THM THM - 6 months ago 26
Python Question

How use the mean method on a pandas TimeSeries with Decimal type values?

I need to store Python decimal type values in a pandas TimeSeries/DataFrame object. Pandas gives me an error when using the "groupby" and "mean" on the TimeSeries/DataFrame. The following code based on floats works well:

[0]: by = lambda x: lambda y: getattr(y, x)

[1]: rng = date_range('1/1/2000', periods=40, freq='4h')

[2]: rnd = np.random.randn(len(rng))

[3]: ts = TimeSeries(rnd, index=rng)

[4]: ts.groupby([by('year'), by('month'), by('day')]).mean()
2000 1 1 0.512422
2 0.447235
3 0.290151
4 -0.227240
5 0.078815
6 0.396150
7 -0.507316


But i get an error if do the same using decimal values instead of floats:

[5]: rnd = [Decimal(x) for x in rnd]

[6]: ts = TimeSeries(rnd, index=rng, dtype=Decimal)

[7]: ts.groupby([by('year'), by('month'), by('day')]).mean() #Crash!

Traceback (most recent call last):
File "C:\Users\TM\Documents\Python\tm.py", line 100, in <module>
print ts.groupby([by('year'), by('month'), by('day')]).mean()
File "C:\Python27\lib\site-packages\pandas\core\groupby.py", line 293, in mean
return self._cython_agg_general('mean')
File "C:\Python27\lib\site-packages\pandas\core\groupby.py", line 365, in _cython_agg_general
raise GroupByError('No numeric types to aggregate')
pandas.core.groupby.GroupByError: No numeric types to aggregate


The error message is "GroupByError('No numeric types to aggregate')". Is there any chance to use the standard aggregations like sum, mean, and quantileon on the TimeSeries or DataFrame containing Decimal values?

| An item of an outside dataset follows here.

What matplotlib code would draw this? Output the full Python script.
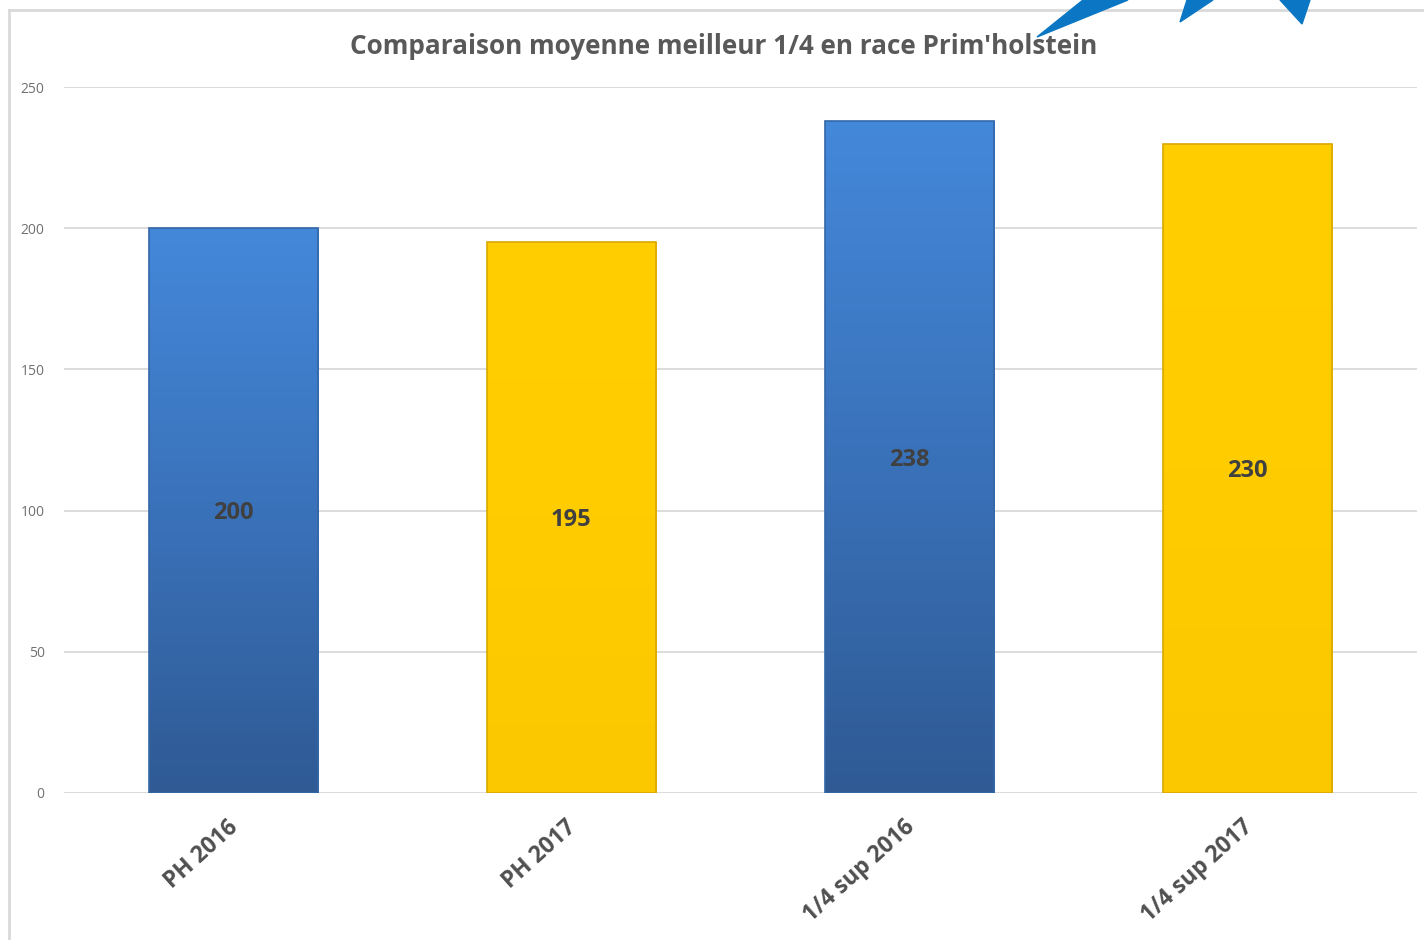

Why doens't it work and is there a chance to have an equally fast alternative if it is not possible?

EDIT: I just realized that most of the other functions (min, max, median, etc.) work fine but not the mean function that i desperately need :-(.

Answer
import numpy as np
ts.groupby([by('year'), by('month'), by('day')]).apply(np.mean)